What grind should I be using as I start off on my 'cutting my teeth' on acquiring home barista skills?
I have a Pasquini Livia 90 SemiAuto that I just got last week off eBay. I am buying Starbucks Espresso blend and have them grind it for me at that time. The coffee will be used in just a few days, and I am not quite ready to get a home grinder (counter space/wife issue).
I have tried 'espresso' grind and the shots are watery. 'Turkish' grind seems better and I do get crema that seems acceptable, but something is just not right about the taste.
BTW, what temperature should the espresso shots be coming out at?
My water spout and frother seem to make very hot water, but espresso shots are not very hot.
Shots are OK when served, as I do pre-heat espresso demi-cups.
Getting the right grind all in one shot every time you buy a pound or so of coffee is a difficult proposition. There is no such thing as "espresso grind" .. the best grind is found by trial and error and each espresso maker must find his / her own grind.
Keep in mind as you grind .. that how much coffee you place in the basket and how evenly you distribute and how firmly you pack the coffe will determine the quality and pour time of each shot.
Even the weather can throw off your grind !
At any given grind you need to practice a few shots to be sure it is the grind that needs adjustment and not that your filling .. loading .. and packing is off. When first starting thats a tricky task.
That is all a heck of a job when all your coffee has been preground !
Lastly .. although I tend to like some of Starbucks coffee .. it never goes in my espresso machine .. it is more then a bit too stale. Get some fresh coffee it will make a world of difference.
Bottom Line : Tell your wife you will rub her feet for a year and not waste money in the coffee shops but you need your own grinder. Make sure you get a GOOD one !
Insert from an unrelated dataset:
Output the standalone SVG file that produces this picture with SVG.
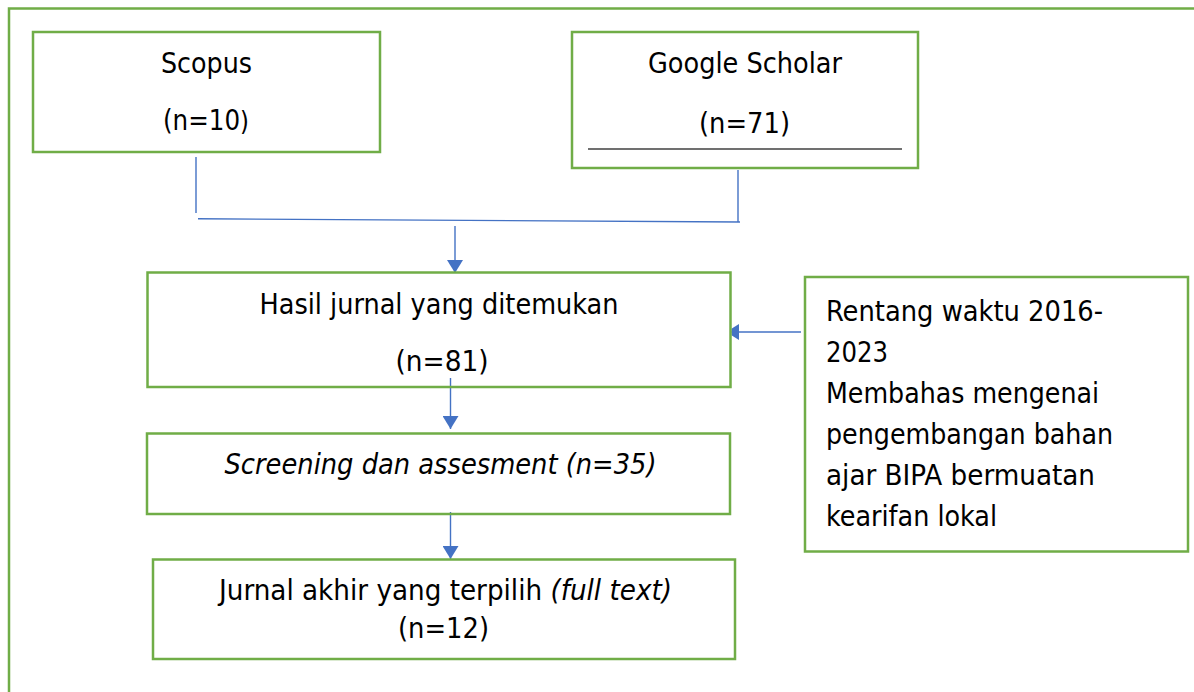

As to what I can do next, I think the wife has to stay.
As (lucky) circumstance may have it, there is a local coffee roaster/cafe (literally across the street from Starbucks (Larchmont, NY), and, up the street from my home). My next move is to start trying beans roasted from that roaster/cafe.
I am trying to be very methodical about filling, packing, tamping, pre-heating cups, etc.
Not sure about the grinder just yet. I took a leap on the Pasquini and will work my way up to the next level.
I appreciate your help. This forum is rich with information and reading material.
You will have a very hard time controlling your extractions for a few reasons, I think.
Your ingredients are not fresh. There's been no Starbuck's roast I ever tried that wasn't stale in the store. The best before date is non sense. Stale roast= little or no crema. A roast needs to be no more than about 10 days past the day it was roasted.
Pre grinding stales the coffee even more. Ground coffee has a greater surface area for oxidation and stales much more quickly than whole beans.
As was said already, your grind needs to be adjusted for your machine. Espresso extraction is pretty sensitive and even environmental conditions could change things from one grind to another. To ensure good extractions you need to have direct control over your grind.
The prevailing advice, and I agree, is that your grinder will be the most important investment in the quality of your espresso. A semi automatic machine can only extract what you put in it. It can't compensate for stale ingredients or bad grind. If you want to get the best out of your machine you really need a good grinder and a fresh roast.